I went online and learned that the alleged bombers, Tamerlan and Dzhokhar Tsarnaev, had killed an MIT security guard and engaged police in a firefight the night before, that the older brother Tamerlan was dead, and that Dzhokar was thought to be hiding somewhere in Watertown, two towns over from us. Police had set up a perimeter, and instructed the residents of Watertown to stay inside their homes.
I called the woman selling the dresser and asked if she would allow me to pick it up, so long as she didn’t have to leave her home. She said okay. Then I called my neighbor, who had agreed to help me lug the thing home in his truck.
He gently suggested that another time would be better. “I’m over here watching what’s going on,” he said. “Do you know what’s going on?” He sounded a bit perplexed as to why I would want to perform this task in the midst of a police lockdown.
The reason is because I didn’t realize there was a lockdown in effect for the entire metro area. I didn’t know Governor Deval Patrick had told Boston area residents not to open their doors to anyone but a uniformed police officer, or that police had advised us to “shelter in place.”
And thus, when my kids wanted to go into the backyard to play—it was a warm, sunny morning, one of our first after, like, eight straight months of winter—I went right along with them.
I do remember thinking to myself: Wow, it sure is quiet out here. But it struck me as far-fetched to the point of absurdity to suppose that a disturbed 19-year-old surrounded by an army of law enforcement officials would find his way to our neighborhood, let alone our home.
I’m sure such a scenario would have felt far more plausible if I’d been watching the images of bloody bodies and flashing lights and pale perpetrators, or listening to the grave updates and intonations issued by the anchors. But my head just wasn’t in that particular tunnel.
So there was our daughter, picking a bouquet of early spring flowers, our son painting the flagstones in a bright paste composed of glitter chalk and hose water.
At one point I did poke my head inside to ask my wife if she thought it was cool for the kids to hang out in the driveway. She paused for a moment then said, “Yeah. Let’s not give in to the whole paranoia thing.”
She was busy packing for a family trip to her parents’ house, down in Connecticut. By mid-morning we were on the road. As we headed out of town, we saw a number of police cars whiz past us, and one armored vehicle. Thus did we emerge from lockdown, unscathed. The end.

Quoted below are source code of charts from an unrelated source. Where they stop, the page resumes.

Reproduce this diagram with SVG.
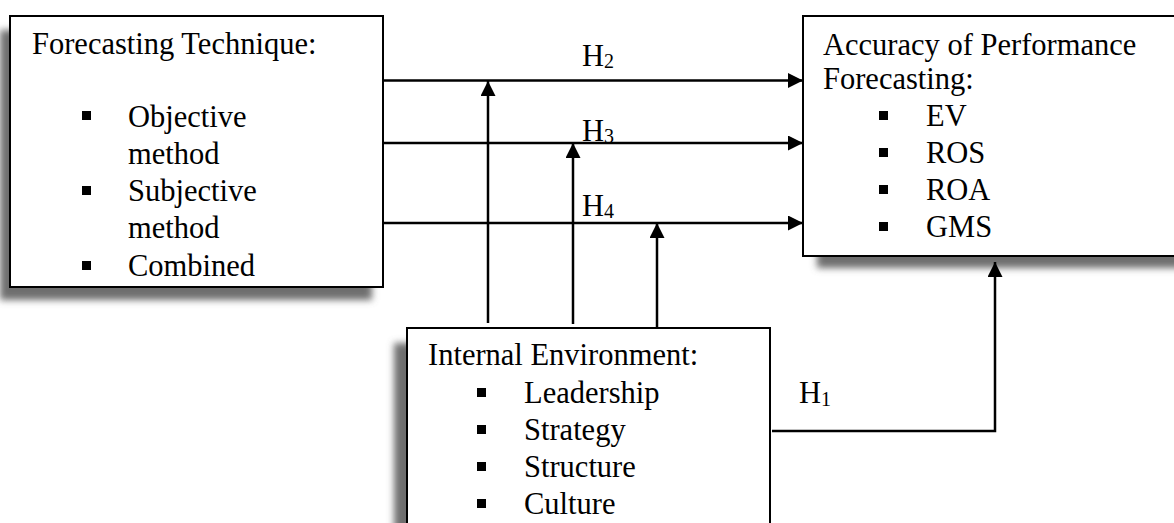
<svg xmlns="http://www.w3.org/2000/svg" width="1174" height="523" viewBox="0 0 1174 523">
<style>
text{font-family:"Liberation Serif","Times New Roman",serif;font-size:30.5px;fill:#000}
.box{fill:#fff;stroke:#000;stroke-width:2}
.shadow{fill:#6e6e6e}
.line{fill:none;stroke:#000;stroke-width:2.5}
.sub{font-size:20px}
</style>
<defs>
<filter id="blur" x="-10%" y="-10%" width="120%" height="120%"><feGaussianBlur stdDeviation="3.5"/></filter>
<marker id="arr" markerUnits="userSpaceOnUse" markerWidth="16" markerHeight="16" refX="15" refY="7.5" orient="auto"><path d="M0,0 L15,7.5 L0,15 z" fill="#000"/></marker>
</defs>
<rect width="1174" height="523" fill="#fff"/>
<g id="shadows" filter="url(#blur)">
<rect class="shadow" x="0" y="30" width="372" height="270"/>
<rect class="shadow" x="817" y="30" width="400" height="238"/>
<rect class="shadow" x="394" y="343" width="360" height="200"/>
</g>
<g id="node-forecasting">
<rect class="box" x="10" y="16" width="373" height="271"/>
<text x="32" y="54">Forecasting Technique:</text>
<rect x="82" y="111" width="9" height="9"/>
<text x="128" y="127">Objective</text>
<text x="128" y="164">method</text>
<rect x="82" y="186" width="9" height="9"/>
<text x="128" y="201">Subjective</text>
<text x="128" y="238">method</text>
<rect x="82" y="261" width="9" height="9"/>
<text x="128" y="276">Combined</text>
</g>
<g id="node-accuracy">
<rect class="box" x="803" y="16" width="380" height="240"/>
<text x="823" y="55">Accuracy of Performance</text>
<text x="823" y="89">Forecasting:</text>
<rect x="879" y="111" width="9" height="9"/>
<text x="926" y="126">EV</text>
<rect x="879" y="148" width="9" height="9"/>
<text x="926" y="163">ROS</text>
<rect x="879" y="185" width="9" height="9"/>
<text x="926" y="200">ROA</text>
<rect x="879" y="222" width="9" height="9"/>
<text x="926" y="237">GMS</text>
</g>
<g id="node-internal">
<rect class="box" x="407" y="328" width="363" height="210"/>
<text x="428" y="365">Internal Environment:</text>
<rect x="477" y="388" width="9" height="9"/>
<text x="524" y="403">Leadership</text>
<rect x="477" y="425" width="9" height="9"/>
<text x="524" y="440">Strategy</text>
<rect x="477" y="462" width="9" height="9"/>
<text x="524" y="477">Structure</text>
<rect x="477" y="499" width="9" height="9"/>
<text x="524" y="514">Culture</text>
</g>
<g id="connectors">
<line class="line" x1="383" y1="80.5" x2="803" y2="80.5" marker-end="url(#arr)"/>
<line class="line" x1="383" y1="143" x2="803" y2="143" marker-end="url(#arr)"/>
<line class="line" x1="383" y1="223" x2="803" y2="223" marker-end="url(#arr)"/>
<line class="line" x1="488" y1="323" x2="488" y2="81" marker-end="url(#arr)"/>
<line class="line" x1="573" y1="324" x2="573" y2="143" marker-end="url(#arr)"/>
<line class="line" x1="657" y1="327" x2="657" y2="223" marker-end="url(#arr)"/>
<polyline class="line" points="772,431 995,431 995,262" marker-end="url(#arr)"/>
<text x="582" y="66">H<tspan class="sub" dy="2">2</tspan></text>
<text x="582" y="141">H<tspan class="sub" dy="2">3</tspan></text>
<text x="582" y="216">H<tspan class="sub" dy="2">4</tspan></text>
<text x="799" y="403">H<tspan class="sub" dy="3">1</tspan></text>
</g>
</svg>
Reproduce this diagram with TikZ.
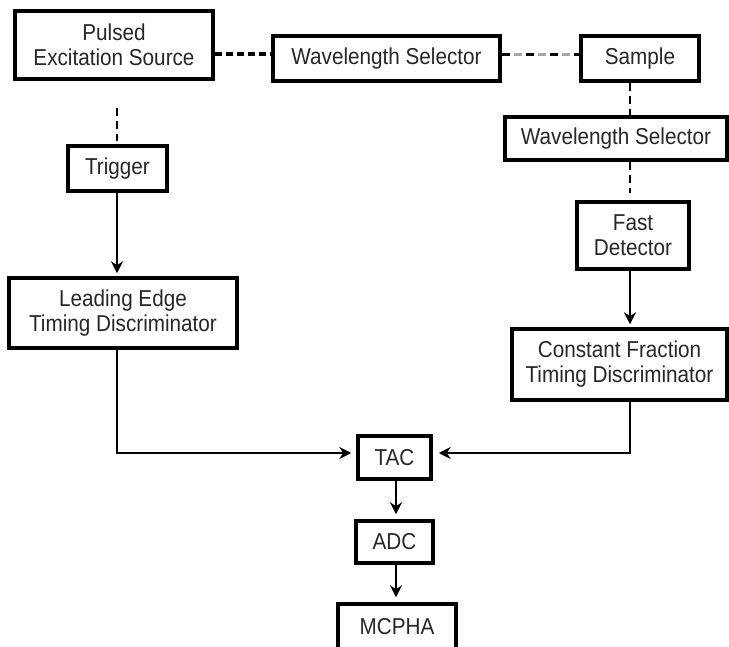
\documentclass[tikz,border=0pt]{standalone}
\usepackage{fontspec}
\setmainfont{Liberation Sans}[FakeStretch=0.9]
\usetikzlibrary{arrows.meta,calc}
\begin{document}
\begin{tikzpicture}[x=1pt,y=-1pt,
  blk/.style={draw, line width=3.5pt, inner sep=0pt, align=center,
    font=\fontsize{23}{25}\selectfont, text=black!85},
  conn/.style={line width=1.8pt},
  arr/.style={conn, -{Stealth[length=12pt,width=12pt,inset=4pt]}},
  thinDash/.style={line width=1.6pt, dash pattern=on 8pt off 5pt},
  thickDash/.style={line width=3.2pt, dash pattern=on 7pt off 4pt}
]
\useasboundingbox (0,0) rectangle (729,647);

\node[blk, minimum width=198pt, minimum height=68pt] (pes) at (114,45) {Pulsed\\Excitation Source};
\node[blk, minimum width=227pt, minimum height=45pt] (ws1) at (386.5,58.5) {Wavelength Selector};
\node[blk, minimum width=118pt, minimum height=45pt] (smp) at (640,58.5) {Sample};
\node[blk, minimum width=222pt, minimum height=43pt] (ws2) at (616,138.5) {Wavelength Selector};
\node[blk, minimum width=99pt, minimum height=45pt] (trg) at (117.5,168.5) {Trigger};
\node[blk, minimum width=112pt, minimum height=67pt] (fd) at (633,235.5) {Fast\\Detector};
\node[blk, minimum width=228pt, minimum height=70pt] (le) at (123,313) {Leading Edge\\Timing Discriminator};
\node[blk, minimum width=215pt, minimum height=71pt] (cf) at (619.5,364.5) {Constant Fraction\\Timing Discriminator};
\node[blk, minimum width=73pt, minimum height=43pt] (tac) at (394.5,457.5) {TAC};
\node[blk, minimum width=77pt, minimum height=42pt] (adc) at (394.5,542) {ADC};
\node[blk, minimum width=118pt, minimum height=46pt] (mc) at (397,627) {MCPHA};

\coordinate (yA) at (0,54);
\coordinate (yB) at (0,55);
\coordinate (xL) at (117,0);
\coordinate (xR) at (630,0);
\coordinate (xM) at (396,0);
\coordinate (yT) at (0,453);

% top optical path
\draw[thickDash] (pes.east |- yA) -- (ws1.west |- yA);
\draw[line width=3pt, black!35, dash pattern=on 8pt off 4pt] (ws1.east |- yB) -- (smp.west |- yB);
\draw[line width=3pt, black, dash pattern=on 8pt off 16pt] (ws1.east |- yB) -- (smp.west |- yB);
\draw[thinDash] (smp.south -| xR) -- (ws2.north -| xR);
\draw[thinDash, shorten >=7pt] (ws2.south -| xR) -- (fd.north -| xR);
\draw[thinDash, shorten <=27pt, shorten >=3pt] (pes.south -| xL) -- (trg.north -| xL);

% electronics
\draw[arr, shorten >=3pt] (trg.south -| xL) -- (le.north -| xL);
\draw[arr, shorten >=3pt] (fd.south -| xR) -- (cf.north -| xR);
\draw[arr, shorten >=5pt] (le.south -| xL) |- (tac.west |- yT);
\draw[arr, shorten >=6pt] (cf.south -| xR) |- (tac.east |- yT);
\draw[arr, shorten >=5pt] (tac.south -| xM) -- (adc.north -| xM);
\draw[arr, shorten >=5pt] (adc.south -| xM) -- (mc.north -| xM);
\end{tikzpicture}
\end{document}
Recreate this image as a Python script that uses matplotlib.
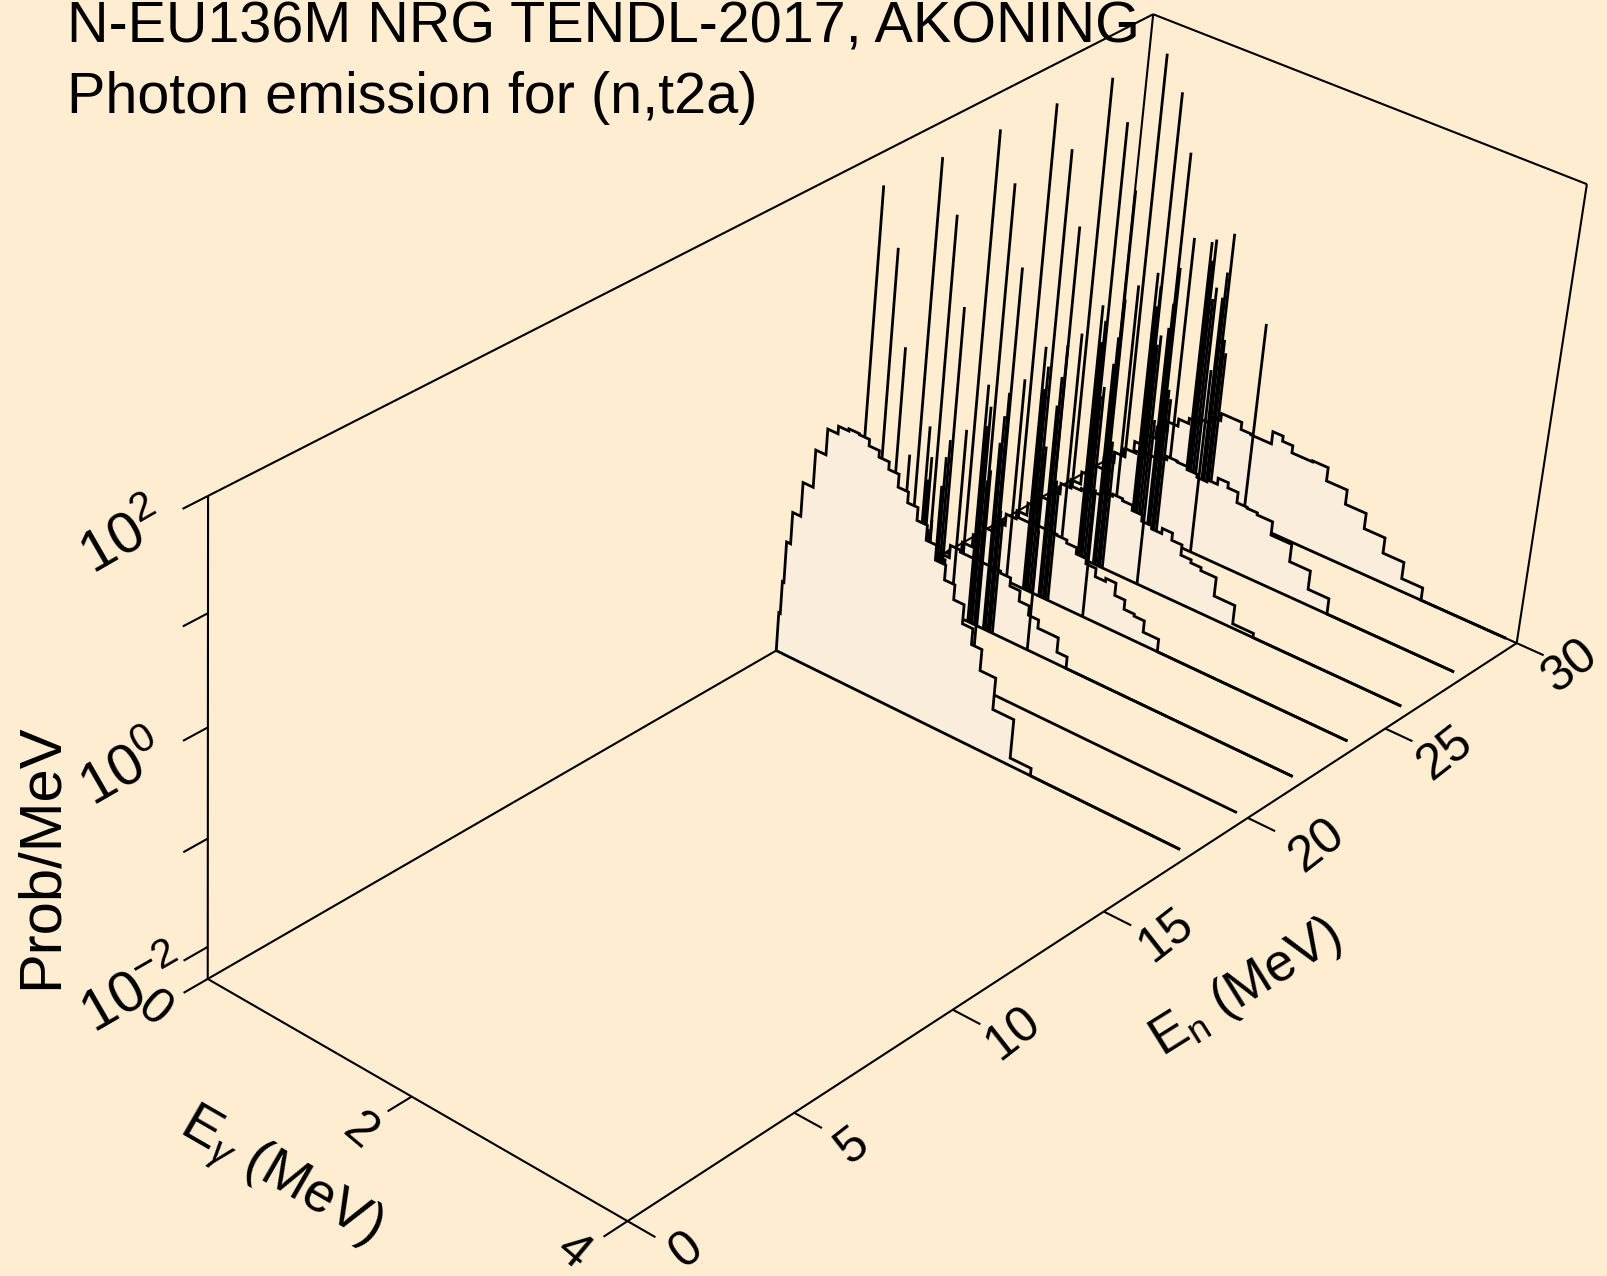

If this account makes me sound like a callous person, or worse yet an irresponsible parent, let me reiterate: People have every right to feel frightened and upset when bombs go off in public places. Law enforcement officials have an obligation to keep us safe, and reporters to cover the story.
But a short-lived and righteous hysteria doesn’t humanize us over the long haul. It only makes us a more attractive target to the next set of murderous madmen, whose raison d’etre is to inflict mass panic.
I refuse to beat my chest over a grief that belongs to others, or shout about how terrorists messed with the wrong city. I find no virtue in braying over the capture of a teenager whose toxic grievances, and misguided loyalties, led to such senseless ruin. It is sad, all of it.
The greater sadness for me is that America feels increasingly like a nation united by spectacles of atrocity. We pay attention, and open our hearts, only when violence of a random and gaudy enough variety strikes. But it shouldn’t take such calamity to awaken our decency, nor our devotion to causes of genuine moral progress. That, frankly, should be the price of our citizenship.